Евхаристическая молитва соединяет присутствующих в храме в один живой духовный организм, в одно мистическое тело Христа.
Святые отцы выражают это единство с помощью такого образа: христиане похожи на зёрна пшеницы; во время молитвы эти зерна растираются жерновами, становятся мукой, смешиваются друг с другом, и из этой муки выпекается единый евхаристический хлеб. Молитва с еретиками - это хлеб, в который попали плевелы. С еретиками невозможно единство. Догматы - необходимые условия для духовного единства. Этого не может понять современная интеллигенция, для которой догмат - только теория, притом созданная-де в процессе эволюции. Мистически не пережив догмата как Божественного Откровения, не почувствовав его достоверности во внутреннем религиозном опыте, не подчинив свой малый разум великому разуму Церкви, интеллигенты подходят к догматике не как к Божественному Откровению, а как к философским тезисам, то есть результату интеллектуального творчества.
Что главное в христианстве? Если спросить интеллигентов, они ответят, что нравственная сторона его учения. Но и здесь противоречие. Мало кто из интеллигентов решается жить по заповедям - нравственным догматам: большинство удовлетворяется нравственным компромиссом, который в сущности своей безнравственен.
Что же влечёт интеллигента к христианству? С одной стороны, внутренняя неудовлетворённость: человек чувствует, что живет неправильно, что он одинок и несчастен, и он ищет выхода из тупика. Жизнь в Церкви представляется ему как некая альтернатива его наличному состоянию (состоянию охваченности пошлыми страстями, которые безраздельно владеют интеллигентом),- как альтернатива чувству безысходности и разочарования. С другой стороны, интеллигента влечёт к Церкви мистическое чувство, живущее в человеке.
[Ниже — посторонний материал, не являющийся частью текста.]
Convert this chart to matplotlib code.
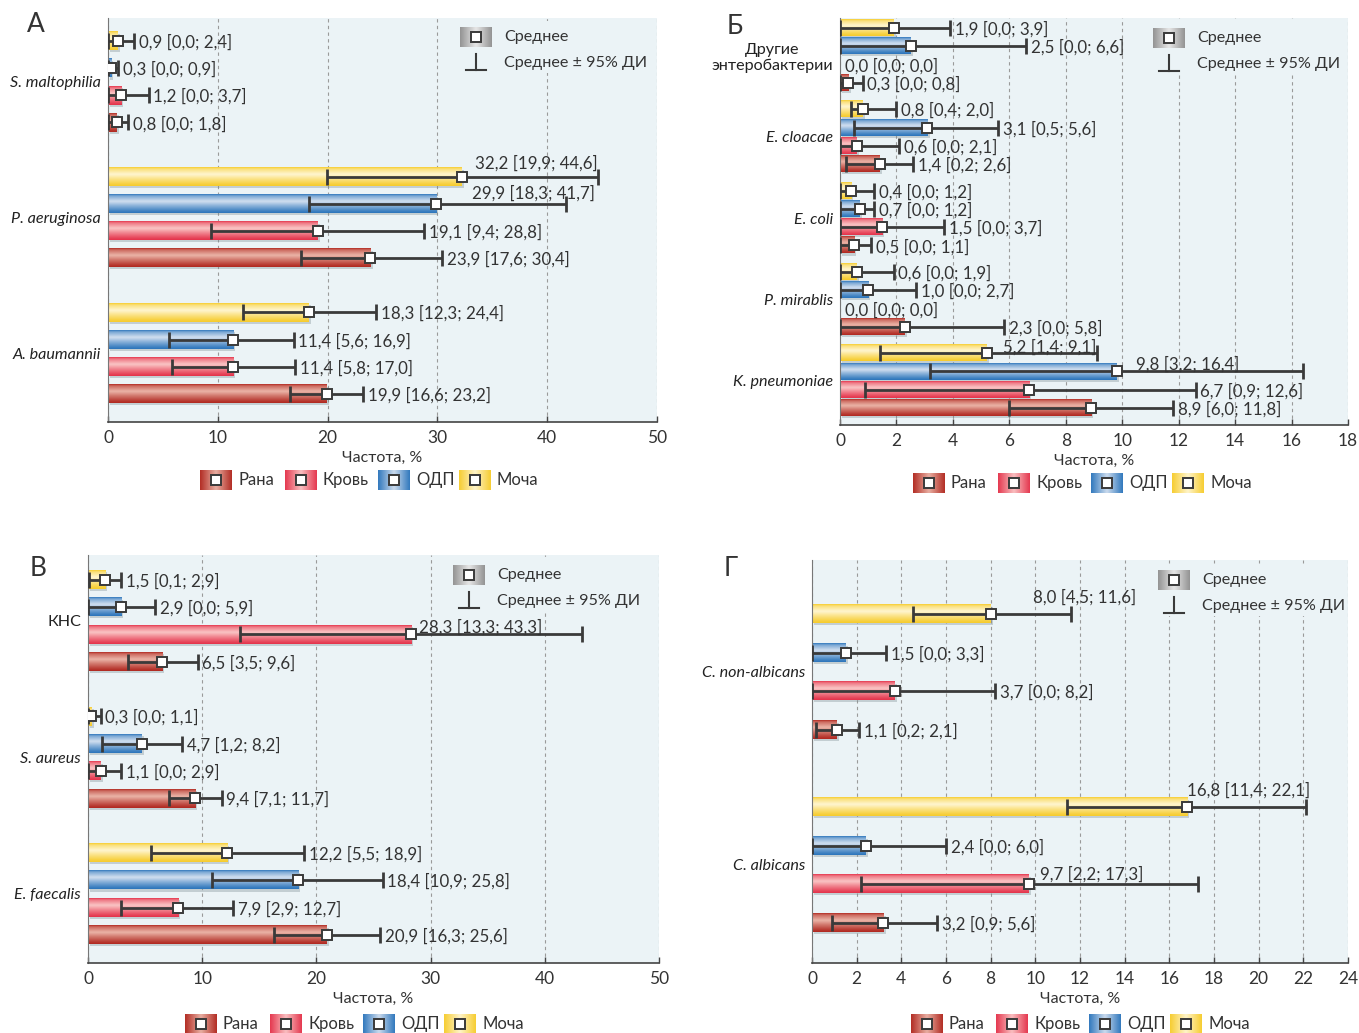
import numpy as np
import matplotlib.pyplot as plt
from matplotlib.colors import to_rgb
from matplotlib.patches import Rectangle
import matplotlib.patheffects as pe

plt.rcParams['font.family'] = ['Lato', 'DejaVu Sans']

W, H = 1359, 1033

sources = ['Рана', 'Кровь', 'ОДП', 'Моча']

# панель А (категории сверху вниз; строки: Рана, Кровь, ОДП, Моча)
a_cats = ['S. maltophilia', 'P. aeruginosa', 'A. baumannii']
a_mean = [[0.8, 23.9, 19.9], [1.2, 19.1, 11.4], [0.3, 29.9, 11.4], [0.9, 32.2, 18.3]]
a_lo = [[0.0, 17.6, 16.6], [0.0, 9.4, 5.8], [0.0, 18.3, 5.6], [0.0, 19.9, 12.3]]
a_hi = [[1.8, 30.4, 23.2], [3.7, 28.8, 17.0], [0.9, 41.7, 16.9], [2.4, 44.6, 24.4]]

# панель Б
b_cats = ['Другие\nэнтеробактерии', 'E. cloacae', 'E. coli', 'P. mirablis', 'K. pneumoniae']
b_mean = [[0.3, 1.4, 0.5, 2.3, 8.9], [0.0, 0.6, 1.5, 0.0, 6.7],
          [2.5, 3.1, 0.7, 1.0, 9.8], [1.9, 0.8, 0.4, 0.6, 5.2]]
b_lo = [[0.0, 0.2, 0.0, 0.0, 6.0], [0.0, 0.0, 0.0, 0.0, 0.9],
        [0.0, 0.5, 0.0, 0.0, 3.2], [0.0, 0.4, 0.0, 0.0, 1.4]]
b_hi = [[0.8, 2.6, 1.1, 5.8, 11.8], [0.0, 2.1, 3.7, 0.0, 12.6],
        [6.6, 5.6, 1.2, 2.7, 16.4], [3.9, 2.0, 1.2, 1.9, 9.1]]

# панель В
c_cats = ['КНС', 'S. aureus', 'E. faecalis']
c_mean = [[6.5, 9.4, 20.9], [28.3, 1.1, 7.9], [2.9, 4.7, 18.4], [1.5, 0.3, 12.2]]
c_lo = [[3.5, 7.1, 16.3], [13.3, 0.0, 2.9], [0.0, 1.2, 10.9], [0.1, 0.0, 5.5]]
c_hi = [[9.6, 11.7, 25.6], [43.3, 2.9, 12.7], [5.9, 8.2, 25.8], [2.9, 1.1, 18.9]]

# панель Г
d_cats = ['C. non-albicans', 'C. albicans']
d_mean = [[1.1, 3.2], [3.7, 9.7], [1.5, 2.4], [8.0, 16.8]]
d_lo = [[0.2, 0.9], [0.0, 2.2], [0.0, 0.0], [4.5, 11.4]]
d_hi = [[2.1, 5.6], [8.2, 17.3], [3.3, 6.0], [11.6, 22.1]]

# цвета: (край, светлая середина)
COLORS = [('#b0271f', '#ebb5a8'), ('#e4324a', '#fac6c6'),
          ('#2a74bb', '#d3e0f0'), ('#f6cb2a', '#fff6d2')]
BG = '#ebf3f6'
INK = '#3a3a3a'
VAL_FS = 12.2


def vgrad(edge, light, n=64):
    t = np.linspace(0, 1, n)
    p = np.interp(t, [0, 0.08, 0.38, 0.6, 0.88, 1], [0, 0.45, 1, 0.6, 0.15, 0])
    e, l = np.array(to_rgb(edge)), np.array(to_rgb(light))
    return (e[None, :] * (1 - p[:, None]) + l[None, :] * p[:, None])[:, None, :]


def hgrad(edge, light, n=64):
    t = np.linspace(0, 1, n)
    p = np.interp(t, [0, 0.5, 1], [0.05, 0.95, 0.05])
    e, l = np.array(to_rgb(edge)), np.array(to_rgb(light))
    return (e[None, :] * (1 - p[:, None]) + l[None, :] * p[:, None])[None, :, :]


def fmt(m, lo, hi):
    return f'{m:.1f} [{lo:.1f}; {hi:.1f}]'.replace('.', ',')


def draw_panel(ax, cats, mean, lo, hi, xmax, step, gap, bar_h, ylim, fixes):
    mean, lo, hi = np.array(mean), np.array(lo), np.array(hi)
    n = len(cats)
    centers = []
    for ci in range(n):
        base = (n - 1 - ci) * (3 + gap)
        centers.append(base + 1.5)
        for si in range(4):
            y = base + si
            m, l, h = mean[si, ci], lo[si, ci], hi[si, ci]
            if m > 0:
                ax.barh(y, m, height=bar_h, color=COLORS[si][0], zorder=2,
                        path_effects=[pe.SimplePatchShadow(offset=(1.5, -1.5), shadow_rgbFace='#7a8a90', alpha=0.35),
                                      pe.Normal()])
                ax.imshow(vgrad(*COLORS[si]), extent=(0, m, y - bar_h / 2, y + bar_h / 2),
                          aspect='auto', interpolation='bicubic', zorder=2.1)
                ax.errorbar(m, y, xerr=[[m - l], [h - m]], fmt='none', ecolor=INK,
                            elinewidth=2, capsize=5.5, capthick=2, zorder=3)
                ax.plot(m, y, marker='s', ms=7.8, mfc='white', mec=INK, mew=1.4, zorder=4)
            txt = fmt(m, l, h)
            if (ci, si) in fixes:
                fx, dy, ha = fixes[(ci, si)]
                ax.text(fx, y + dy, txt, ha=ha, va='center_baseline', fontsize=VAL_FS,
                        color='#333', zorder=5)
            else:
                ax.annotate(txt, (h, y), xytext=(3.5, 0), textcoords='offset points',
                            va='center_baseline', fontsize=VAL_FS, color='#333', zorder=5)
    ax.set_facecolor(BG)
    ax.set_xlim(0, xmax)
    ax.set_ylim(*ylim)
    ax.set_xticks(np.arange(0, xmax + 0.1, step))
    ax.set_yticks(centers)
    ax.set_yticklabels(cats, fontsize=11.6, color='#222')
    for lab in ax.get_yticklabels():
        lab.set_multialignment('center')
        if lab.get_text()[:2] in ('S.', 'P.', 'A.', 'E.', 'K.', 'C.'):
            lab.set_style('italic')
    ax.tick_params(axis='y', length=0, pad=5)
    ax.tick_params(axis='x', direction='in', length=4, width=1, color='#444',
                   labelsize=12.5, labelcolor='#333', pad=6)
    ax.grid(axis='x', linestyle=(0, (3, 3)), color='#9a9a9a', linewidth=0.8, zorder=0)
    ax.set_axisbelow(True)
    for s in ('top', 'right'):
        ax.spines[s].set_visible(False)
    ax.spines['left'].set_color('#777')
    ax.spines['bottom'].set_color('#444')
    ax.spines['bottom'].set_linewidth(1.2)
    ax.set_xlabel('Частота, %', fontsize=11.5, color='#333', labelpad=3)


def px_rect(l, t, r, b):
    return [l / W, 1 - b / H, (r - l) / W, (b - t) / H]


fig = plt.figure(figsize=(W / 100, H / 100), dpi=100)

panels = [
    (a_cats, a_mean, a_lo, a_hi, (108, 18, 657, 422), 50, 10, 2, 0.68, (-1.04, 13.85),
     {(1, 3): (44.6, 0.55, 'right'), (1, 2): (44.3, 0.45, 'right')}),
    (b_cats, b_mean, b_lo, b_hi, (840, 18, 1348, 425), 18, 2, 1.45, 0.88, (-0.93, 21.35),
     {(4, 3): (9.1, 0.38, 'right'), (4, 2): (10.5, 0.45, 'left')}),
    (c_cats, c_mean, c_lo, c_hi, (88, 555, 659, 963), 50, 10, 2, 0.68, (-1.03, 13.9),
     {(0, 1): (29.0, 0.3, 'left')}),
    (d_cats, d_mean, d_lo, d_hi, (812, 560, 1348, 963), 24, 2, 2, 0.47, (-1.04, 9.4),
     {(0, 3): (9.9, 0.47, 'left'), (1, 3): (16.8, 0.47, 'left'), (1, 1): (10.2, 0.29, 'left')}),
]

for cats, mn, lo, hi, rect, xmax, step, gap, bh, ylim, fixes in panels:
    ax = fig.add_axes(px_rect(*rect))
    draw_panel(ax, cats, mn, lo, hi, xmax, step, gap, bh, ylim, fixes)

# накладной слой в пикселях: буквы панелей и легенды
ov = fig.add_axes([0, 0, 1, 1])
ov.set_xlim(0, W)
ov.set_ylim(H, 0)
ov.axis('off')

letters = [('А', 36, 24), ('Б', 735, 26), ('В', 38, 568), ('Г', 731, 568)]
for s, x, y in letters:
    ov.text(x, y, s, fontsize=19, color='#333', ha='center', va='center')

# легенда «Среднее» внутри панелей: (x, y) левого верхнего угла серого квадрата, правый край фона
inner = [(460, 27, 654), (1153, 28, 1345), (453, 565, 656), (1158, 570, 1345)]
for x, y, right in inner:
    ov.add_patch(Rectangle((x - 10, y - 6), right - x + 10, 52, facecolor=BG, edgecolor='none', zorder=1))
    ov.imshow(hgrad('#8f8f8f', '#ececec'), extent=(x, x + 32, y + 20, y), aspect='auto',
              interpolation='bicubic', zorder=2)
    ov.plot(x + 16, y + 10, marker='s', ms=7.5, mfc='white', mec=INK, mew=1.4, zorder=3)
    ov.plot([x + 16, x + 16], [y + 27, y + 43], color=INK, lw=1.5, zorder=3)
    ov.plot([x + 6, x + 26], [y + 43, y + 43], color=INK, lw=1.5, zorder=3)
    ov.text(x + 44, y + 10, 'Среднее', fontsize=11.6, color='#333', va='center', zorder=3)
    ov.text(x + 44, y + 36, 'Среднее ± 95% ДИ', fontsize=11.6, color='#333', va='center', zorder=3)

# легенда источников под панелями
offsets = [0, 85, 178, 259]
bottom = [(200, 480), (913, 483), (185, 1024), (911, 1024)]
for x0, yc in bottom:
    for si, name in enumerate(sources):
        x = x0 + offsets[si]
        ov.imshow(hgrad(*COLORS[si]), extent=(x, x + 32, yc + 10, yc - 10), aspect='auto',
                  interpolation='bicubic', zorder=2)
        ov.plot(x + 16, yc, marker='s', ms=7.5, mfc='white', mec=INK, mew=1.4, zorder=3)
        ov.text(x + 38, yc, name, fontsize=12, color='#333', va='center', zorder=3)

ov.set_xlim(0, W)
ov.set_ylim(H, 0)

fig.savefig('out.png', dpi=100)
Человек ощущает таинственную красоту Евангелия, догадывается о существовании неизвестного для него мира, но, увы, пытается проникнуть в этот мир не с помощью изменения всей своей жизни, а с помощью интеллектуальных усилий. Ещё не войдя в Церковь, интеллигент уже требует реформ, которые сделали бы для него понятными жизнь и учение Церкви. Для гуманиста догматов веры не существует. Для них только один догмат - это «живой» человек, притом абстрактный человек. Поэтому гуманисты и возмущаются, что в Православной Церкви нельзя молиться вместе с еретиками и иноверцами. Для современного интеллигента Церковь - это группировка, а не единство. Он ищет в такой группировке солидарности, защищённости, взаимопомощи, аудитории, ищет возможности поговорить, только поговорить, о вере - в общем, он ищет привычного интеллектуального уюта.
Притом интеллигент в глубине души думает, что он оказывает честь самой Церкви, когда ходит в храм. А когда не чувствует «уважения» к своей элитарности и привилегированности, то возмущается: его поставили в один ряд с простым народом. Он хочет блеснуть умом, а ему говорят: «Стой смирно!». От этого у интеллигента немедленно появляется горечь в душе, и он начинает мечтать: как было бы хорошо создать особую Церковь интеллектуалов, в храмах которой проповеди читали бы не священники, окончившие семинарию, а верующие гуманитарии, вроде Сергея Аверинцева*, Льва Гумилева** или Мераба Мамардашвили***.